Есть люди, которые полагают, что Шкловский забавен, и обижаются, когда он на вечерах и заседаниях недостаточно забавно их забавляет. Между тем он ничуть не забавен. Это человек с тяжелым нравом, печальный и вспыльчивый.
– Он удивительно человечный человек, – говорила N., – он способен серьезно интересоваться, ем ли я в достаточном количестве масло, хотя он никогда меня не любил.
В Москве бывали вечера, когда я шла к В. Б. согреваться разговорами о Вяземском и Матвее Комарове. Я думала о Матвее Комарове и о том, как соблазнительна деликатность человека, известного буйством всей России.
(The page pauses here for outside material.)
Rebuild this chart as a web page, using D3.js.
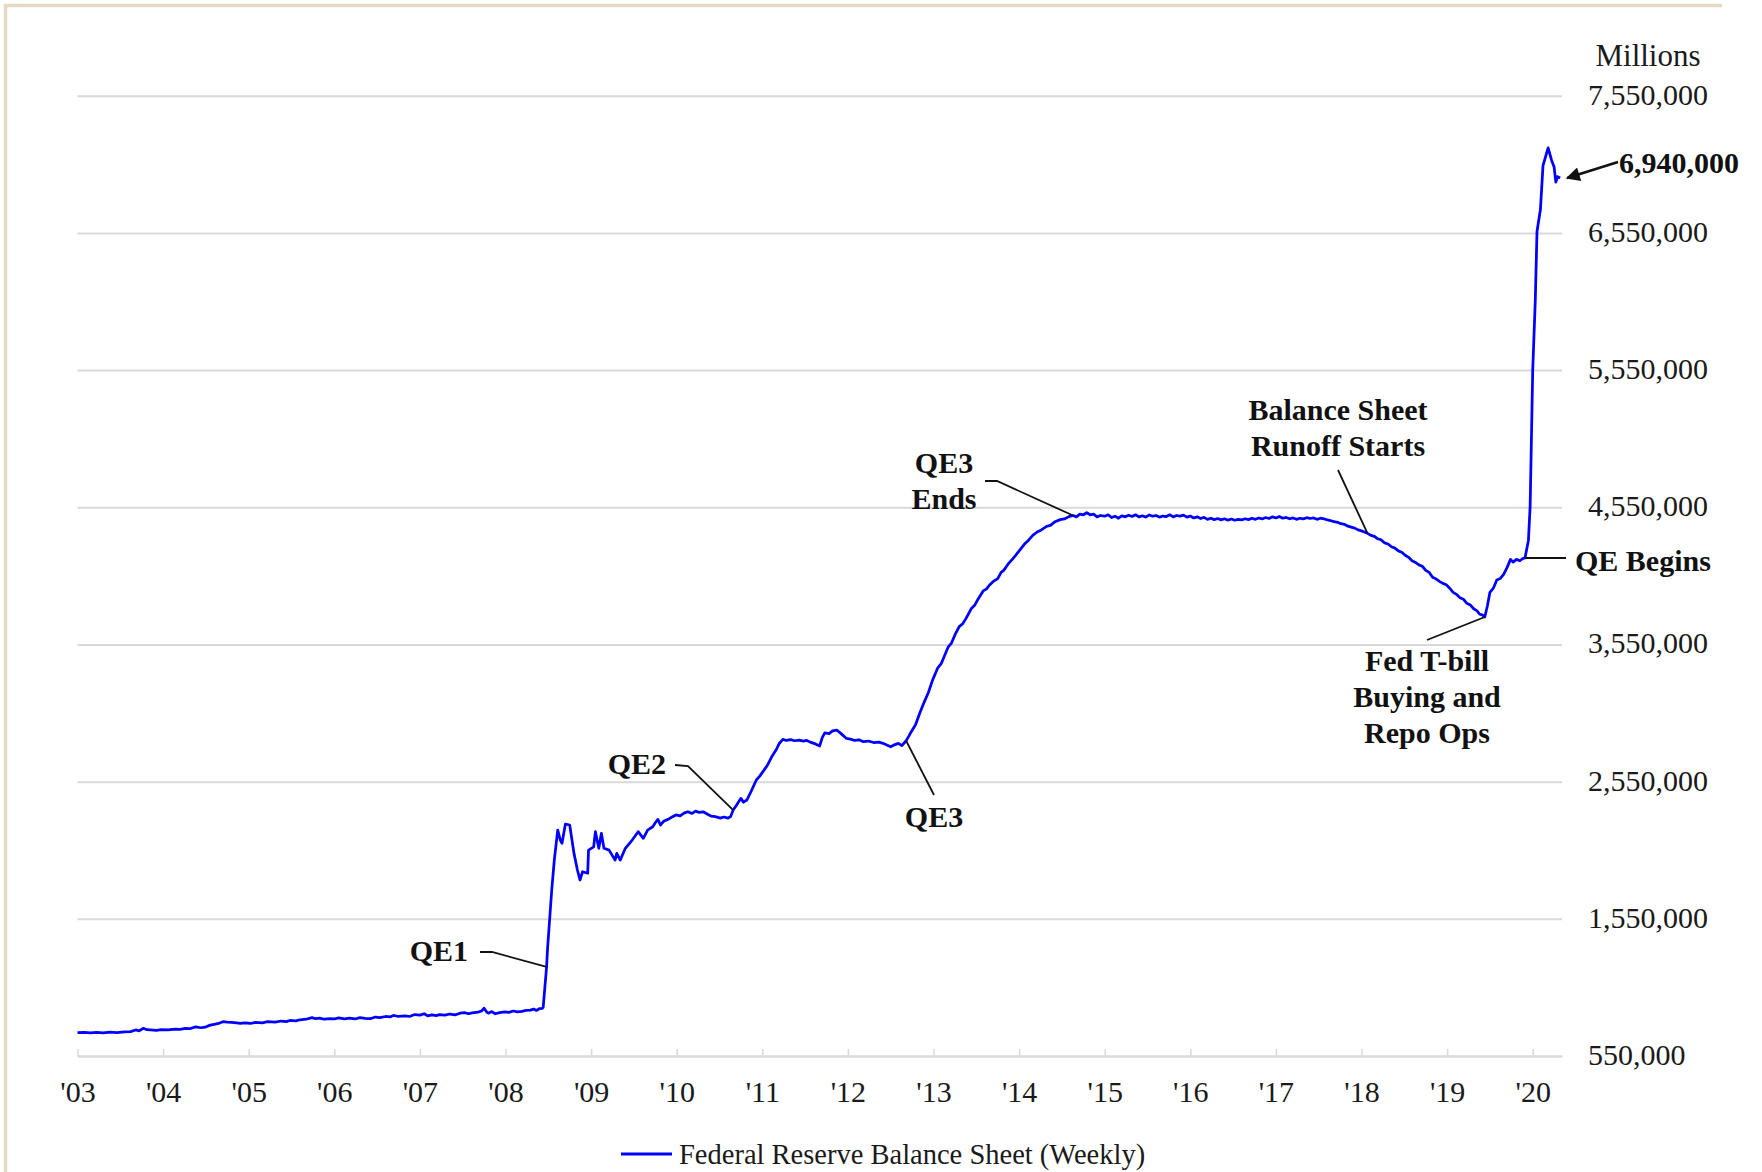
<!DOCTYPE html>
<html>
<head>
<meta charset="utf-8">
<script src="https://cdn.jsdelivr.net/npm/d3@7"></script>
<style>
  body { margin: 0; background: #fff; }
  svg text { font-family: "Liberation Serif", "DejaVu Serif", serif; }
</style>
</head>
<body>
<div id="chart"></div>
<script>
// weekly balance sheet: position on the year axis / billions of dollars
const dates = [
  // 2003 - mid 2008
  2003.00, 2003.08, 2003.15, 2003.22, 2003.30, 2003.38, 2003.46, 2003.55, 2003.62, 2003.68,
  2003.72, 2003.77, 2003.81, 2003.85, 2003.92, 2003.98, 2004.06, 2004.14, 2004.20, 2004.26,
  2004.32, 2004.38, 2004.44, 2004.49, 2004.55, 2004.61, 2004.66, 2004.70, 2004.75, 2004.80,
  2004.86, 2004.90, 2004.96, 2005.02, 2005.08, 2005.16, 2005.22, 2005.31, 2005.38, 2005.44,
  2005.48, 2005.55, 2005.60, 2005.67, 2005.74, 2005.78, 2005.83, 2005.88, 2005.95, 2006.00,
  2006.05, 2006.12, 2006.18, 2006.24, 2006.30, 2006.36, 2006.42, 2006.48, 2006.53, 2006.60,
  2006.65, 2006.69, 2006.75, 2006.83, 2006.88, 2006.94, 2007.00, 2007.05, 2007.09, 2007.14,
  2007.19, 2007.23, 2007.29, 2007.35, 2007.41, 2007.47, 2007.52, 2007.57, 2007.61, 2007.68,
  2007.72, 2007.75, 2007.78, 2007.80, 2007.84, 2007.88, 2007.93, 2007.99, 2008.04, 2008.09,
  2008.14, 2008.19, 2008.24, 2008.29, 2008.33, 2008.36, 2008.40, 2008.43, 2008.44,
  // QE1
  2008.48, 2008.49, 2008.54, 2008.57, 2008.61, 2008.64, 2008.66, 2008.70, 2008.75, 2008.80,
  2008.84, 2008.87, 2008.90, 2008.96, 2008.97, 2009.03, 2009.05, 2009.09, 2009.12, 2009.15,
  2009.21, 2009.28, 2009.30, 2009.34, 2009.40, 2009.48, 2009.55, 2009.61, 2009.66,
  2009.72, 2009.75, 2009.78, 2009.81, 2009.85, 2009.90, 2009.94, 2009.99, 2010.04, 2010.09,
  2010.13, 2010.18, 2010.22, 2010.26, 2010.31, 2010.36, 2010.40, 2010.45, 2010.51, 2010.55,
  2010.60, 2010.63,
  // QE2
  2010.66, 2010.70, 2010.75, 2010.78, 2010.82, 2010.87, 2010.93, 2010.97, 2011.02, 2011.06,
  2011.11, 2011.16, 2011.20, 2011.24,
  2011.28, 2011.33, 2011.38, 2011.43, 2011.48, 2011.52, 2011.56, 2011.62, 2011.67, 2011.70,
  2011.73, 2011.78, 2011.82, 2011.87, 2011.92, 2011.98, 2012.03, 2012.08, 2012.13, 2012.18,
  2012.24, 2012.30, 2012.36, 2012.41, 2012.46, 2012.50, 2012.55, 2012.59, 2012.63, 2012.68,
  2012.71, 2012.74,
  // QE3
  2012.79, 2012.84, 2012.89, 2012.94, 2012.99, 2013.05, 2013.09, 2013.12, 2013.17, 2013.21,
  2013.25, 2013.30, 2013.34, 2013.38, 2013.44, 2013.48, 2013.52, 2013.58, 2013.62, 2013.65,
  2013.70, 2013.75, 2013.79, 2013.82, 2013.87, 2013.92, 2013.96, 2014.01, 2014.06, 2014.11,
  2014.16, 2014.21, 2014.26, 2014.32, 2014.37, 2014.42, 2014.48, 2014.53, 2014.58,
  // plateau
  2014.63, 2014.67, 2014.71, 2014.75, 2014.79, 2014.83, 2014.87, 2014.91, 2014.95, 2015.00,
  2015.04, 2015.08, 2015.12, 2015.16, 2015.20, 2015.24, 2015.28, 2015.32, 2015.36, 2015.40,
  2015.44, 2015.48, 2015.52, 2015.56, 2015.60, 2015.64, 2015.68, 2015.72, 2015.76, 2015.80,
  2015.84, 2015.88, 2015.92, 2015.96, 2016.00, 2016.04, 2016.08, 2016.12, 2016.16, 2016.20,
  2016.24, 2016.28, 2016.32, 2016.36, 2016.40, 2016.44, 2016.48, 2016.52, 2016.56, 2016.60,
  2016.64, 2016.68, 2016.72, 2016.76, 2016.80, 2016.84, 2016.88, 2016.92, 2016.96, 2017.00,
  2017.04, 2017.08, 2017.12, 2017.16, 2017.20, 2017.24, 2017.28, 2017.32, 2017.36, 2017.40,
  2017.44, 2017.48, 2017.52, 2017.56, 2017.60, 2017.64, 2017.68, 2017.72, 2017.76, 2017.80,
  2017.84, 2017.88, 2017.92, 2017.96, 2018.00, 2018.04,
  // runoff
  2018.07, 2018.11, 2018.15, 2018.19, 2018.23, 2018.27, 2018.31, 2018.35, 2018.39, 2018.43,
  2018.47, 2018.51, 2018.55, 2018.59, 2018.63, 2018.67, 2018.71, 2018.75, 2018.79, 2018.83,
  2018.87, 2018.91, 2018.95, 2018.99, 2019.03, 2019.07, 2019.11, 2019.15, 2019.19, 2019.23,
  2019.27, 2019.31, 2019.35, 2019.38, 2019.41,
  // repo ops, QE
  2019.44, 2019.47, 2019.50, 2019.54, 2019.58, 2019.62, 2019.66, 2019.70, 2019.74, 2019.77,
  2019.81, 2019.85, 2019.88, 2019.91, 2019.95, 2019.97, 2020.00, 2020.03, 2020.05, 2020.09,
  2020.12, 2020.18, 2020.22, 2020.25, 2020.27, 2020.29, 2020.32
];
const balance = [
  720, 722, 719, 723, 718, 724, 721, 726, 728, 740,
  733, 752, 742, 740, 737, 742, 740, 746, 744, 752,
  750, 762, 756, 760, 775, 782, 790, 800, 797, 795,
  791, 788, 792, 787, 795, 792, 800, 797, 805, 801,
  809, 806, 814, 818, 830, 822, 826, 818, 823, 820,
  828, 821, 826, 820, 830, 824, 822, 834, 830, 838,
  835, 846, 838, 842, 838, 852, 848, 858, 842, 850,
  844, 852, 848, 856, 850, 862, 866, 858, 864, 870,
  878, 898, 870, 862, 874, 858, 866, 872, 868, 878,
  872, 876, 882, 884, 892, 882, 896, 898, 905,
  1200, 1322, 1760, 1978, 2197, 2124, 2100, 2241, 2234, 2027,
  1906, 1833, 1893, 1882, 2051, 2075, 2185, 2064, 2173, 2064,
  2051, 1978, 2027, 1978, 2064, 2124, 2185, 2137, 2197,
  2221, 2250, 2275, 2234, 2262, 2275, 2290, 2307, 2300, 2322,
  2331, 2318, 2335, 2326, 2330, 2312, 2299, 2295, 2284, 2292,
  2284, 2296,
  2343, 2380, 2428, 2400, 2416, 2480, 2562, 2590, 2634, 2670,
  2731, 2780, 2830, 2858,
  2850, 2856, 2848, 2852, 2845, 2850, 2838, 2825, 2810, 2870,
  2906, 2900, 2920, 2926, 2900, 2866, 2860, 2850, 2855, 2841,
  2846, 2835, 2838, 2829, 2815, 2804, 2820, 2829, 2812, 2848,
  2880, 2914,
  2964, 3050, 3128, 3200, 3292, 3380, 3410, 3455, 3530, 3560,
  3619, 3680, 3700, 3740, 3810, 3835, 3880, 3940, 3955, 3980,
  4010, 4030, 4075, 4090, 4135, 4170, 4200, 4240, 4280, 4310,
  4345, 4370, 4385, 4410, 4420, 4445, 4460, 4465, 4482,
  4490, 4480, 4500, 4495, 4510, 4495, 4500, 4480, 4490, 4485,
  4495, 4475, 4485, 4470, 4488, 4480, 4492, 4483, 4495, 4480,
  4488, 4478, 4494, 4485, 4490, 4478, 4486, 4482, 4495, 4480,
  4490, 4485, 4493, 4478, 4486, 4472, 4480, 4468, 4476, 4462,
  4470, 4460, 4468, 4458, 4466, 4456, 4464, 4455, 4462, 4458,
  4466, 4460, 4470, 4462, 4472, 4465, 4475, 4468, 4480, 4472,
  4482, 4470, 4476, 4466, 4472, 4462, 4470, 4465, 4474, 4468,
  4472, 4462, 4470, 4466, 4458, 4452, 4445, 4440, 4430, 4426,
  4412, 4405, 4398, 4385, 4378, 4368,
  4360, 4345, 4338, 4320, 4312, 4290, 4282, 4262, 4252, 4232,
  4222, 4200, 4185, 4160, 4148, 4130, 4120, 4090, 4075, 4040,
  4028, 4010, 3995, 3985, 3960, 3930, 3915, 3890, 3880, 3850,
  3838, 3810, 3795, 3770, 3765,
  3750, 3830, 3930, 3960, 4020, 4030, 4060, 4110, 4170, 4150,
  4170, 4160, 4175, 4180, 4310, 4560, 5550, 6060, 6560, 6720,
  7040, 7170, 7080, 7030, 6920, 6960, 6950
];
const yearTicks = [2003, 2004, 2005, 2006, 2007, 2008, 2009, 2010, 2011, 2012,
  2013, 2014, 2015, 2016, 2017, 2018, 2019, 2020];
const valueTicks = [550, 1550, 2550, 3550, 4550, 5550, 6550, 7550]; // billions
const latestLabel = "6,940,000";
const seriesName = "Federal Reserve Balance Sheet (Weekly)";

// annotations: text lines, leader elbow (px) and the data point it points at
const notes = [
  { lines: ["QE1"], x: 468, y: 952, anchor: "end", elbow: [[480, 952], [492, 952]], at: [2008.48, 1200] },
  { lines: ["QE2"], x: 666, y: 765, anchor: "end", elbow: [[675, 765], [688, 766]], at: [2010.66, 2343] },
  { lines: ["QE3"], x: 934, y: 818, anchor: "middle", elbow: [[934, 795]], at: [2012.68, 2848] },
  { lines: ["QE3", "Ends"], x: 944, y: 464, anchor: "middle", elbow: [[985, 481], [997, 481]], at: [2014.63, 4490] },
  { lines: ["Balance Sheet", "Runoff Starts"], x: 1338, y: 411, anchor: "middle", elbow: [[1338, 470]], at: [2018.07, 4360] },
  { lines: ["Fed T-bill", "Buying and", "Repo Ops"], x: 1427, y: 662, anchor: "middle", elbow: [[1427, 640]], at: [2019.44, 3750] },
];

const W = 1762, H = 1172;
const PLOT = { left: 77.5, right: 1562, top: 95.7, bottom: 1056 };

const svg = d3.select("#chart").append("svg")
  .attr("width", W).attr("height", H);

// beige frame on the left and top edges
svg.append("path")
  .attr("d", `M5.5,${H} V5.5 H1722`)
  .attr("fill", "none")
  .attr("stroke", "#e6dac7")
  .attr("stroke-width", 3.5);

const x = d3.scaleLinear().domain([2003, 2020.342]).range([PLOT.left, PLOT.right]);
const y = d3.scaleLinear().domain([550, 7550]).range([PLOT.bottom, PLOT.top]);

// gridlines + right labels (shown in millions)
const yAxis = svg.append("g")
  .attr("transform", `translate(${PLOT.right},0)`)
  .call(d3.axisRight(y).tickValues(valueTicks).tickSize(0)
    .tickFormat(d => d3.format(",")(d * 1000)))
  .call(g => g.select(".domain").remove());
yAxis.selectAll(".tick line")
  .attr("x1", -(PLOT.right - PLOT.left)).attr("x2", 0)
  .attr("stroke", "#d9d9d9").attr("stroke-width", 2);
yAxis.selectAll(".tick text")
  .attr("x", 1588 - PLOT.right).attr("dy", "0.28em")
  .attr("text-anchor", "start")
  .attr("font-size", 30).attr("fill", "#1a1a1a")
  .style("font-family", '"Liberation Serif", serif');

svg.append("text")
  .attr("x", 1648).attr("y", 55).attr("dy", "0.35em")
  .attr("text-anchor", "middle").attr("font-size", 31).attr("fill", "#1a1a1a")
  .text("Millions");

// x axis
const xAxis = svg.append("g")
  .attr("transform", `translate(0,${PLOT.bottom})`)
  .call(d3.axisBottom(x).tickValues(yearTicks).tickSizeInner(-7).tickSizeOuter(0)
    .tickFormat(d => "'" + String(d).slice(2)));
xAxis.select(".domain").attr("stroke", "#d9d9d9").attr("stroke-width", 2);
xAxis.selectAll(".tick line").attr("stroke", "#d9d9d9").attr("stroke-width", 1.5);
xAxis.selectAll(".tick text")
  .attr("y", 36).attr("dy", "0.33em")
  .attr("font-size", 30).attr("fill", "#1a1a1a")
  .style("font-family", '"Liberation Serif", serif');

// the series
const series = dates.map((d, i) => [d, balance[i]]);
const line = d3.line().x(d => x(d[0])).y(d => y(d[1]));
svg.append("path")
  .datum(series)
  .attr("fill", "none")
  .attr("stroke", "#0000ff")
  .attr("stroke-width", 2.75)
  .attr("stroke-linejoin", "round")
  .attr("d", line);

// annotations
const ann = svg.append("g").attr("font-weight", "bold").attr("font-size", 30).attr("fill", "#111");
notes.forEach(n => {
  const pts = n.elbow.concat([[x(n.at[0]), y(n.at[1])]]);
  ann.append("path")
    .attr("d", d3.line()(pts))
    .attr("fill", "none").attr("stroke", "#111").attr("stroke-width", 1.8);
  n.lines.forEach((t, i) => {
    ann.append("text")
      .attr("x", n.x).attr("y", n.y + i * 36).attr("dy", "0.3em")
      .attr("text-anchor", n.anchor)
      .text(t);
  });
});

// QE Begins: horizontal leader from the plateau
const qeStart = [2019.91, 4180];
ann.append("line")
  .attr("x1", x(qeStart[0])).attr("x2", 1566)
  .attr("y1", y(qeStart[1])).attr("y2", y(qeStart[1]))
  .attr("stroke", "#111").attr("stroke-width", 1.8);
ann.append("text")
  .attr("x", 1575).attr("y", 562).attr("dy", "0.3em")
  .text("QE Begins");

// latest value arrow
svg.append("defs").append("marker")
  .attr("id", "arrow").attr("viewBox", "0 0 10 10")
  .attr("refX", 9).attr("refY", 5)
  .attr("markerWidth", 18).attr("markerHeight", 14)
  .attr("markerUnits", "userSpaceOnUse")
  .attr("orient", "auto")
  .append("path").attr("d", "M0,0 L10,5 L0,10 z").attr("fill", "#111");
const last = series[series.length - 1];
svg.append("line")
  .attr("x1", 1618).attr("y1", 162)
  .attr("x2", x(last[0]) + 7).attr("y2", y(last[1]))
  .attr("stroke", "#111").attr("stroke-width", 2.5)
  .attr("marker-end", "url(#arrow)");
ann.append("text")
  .attr("x", 1619).attr("y", 164).attr("dy", "0.3em")
  .text(latestLabel);

// legend
const legend = svg.append("g").attr("transform", "translate(621,1154)");
legend.append("line").attr("x1", 0).attr("x2", 51)
  .attr("stroke", "#0000ff").attr("stroke-width", 3);
legend.append("text").attr("x", 58).attr("dy", "0.35em")
  .attr("font-size", 28.5).attr("fill", "#1a1a1a")
  .text(seriesName);
</script>
</body>
</html>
Это бывало соблазнительно до поползновений попросить у него денег взаймы или сказать ему о том, что холодно жить. Впрочем, эти поползновения никогда не осуществлялись.
Сплетня развертывается на силлогизмах с недостаточными посылками; она учитывает факты, но не учитывает ни предназначенности, ни обусловленности фактов. Сплетня в своем роде логична, но логика ее призрачна, потому что она прямо перебрасывается от факта к факту, вытягивая их в единый ряд, тогда как судьбы разорваны, а куски собраны и прибиты не тупым гвоздем обиходного силлогизма, но невидимой точкой пересечения рядов.
Существуют разные соотношения между человеком и тенью, которая на него падает. Хуже всего приходится людям, похожим на то, что о них говорят. Свойства и проявления этих людей живут своими основными признаками. Они сморкаются с целью высморкаться, а не для того, чтобы скрыть слезу; кашляют вследствие простуды, а не от смущения; они говорят грубости, будучи невоспитанны – вовсе не потому, что невысказанные чувства переполняют их сердца.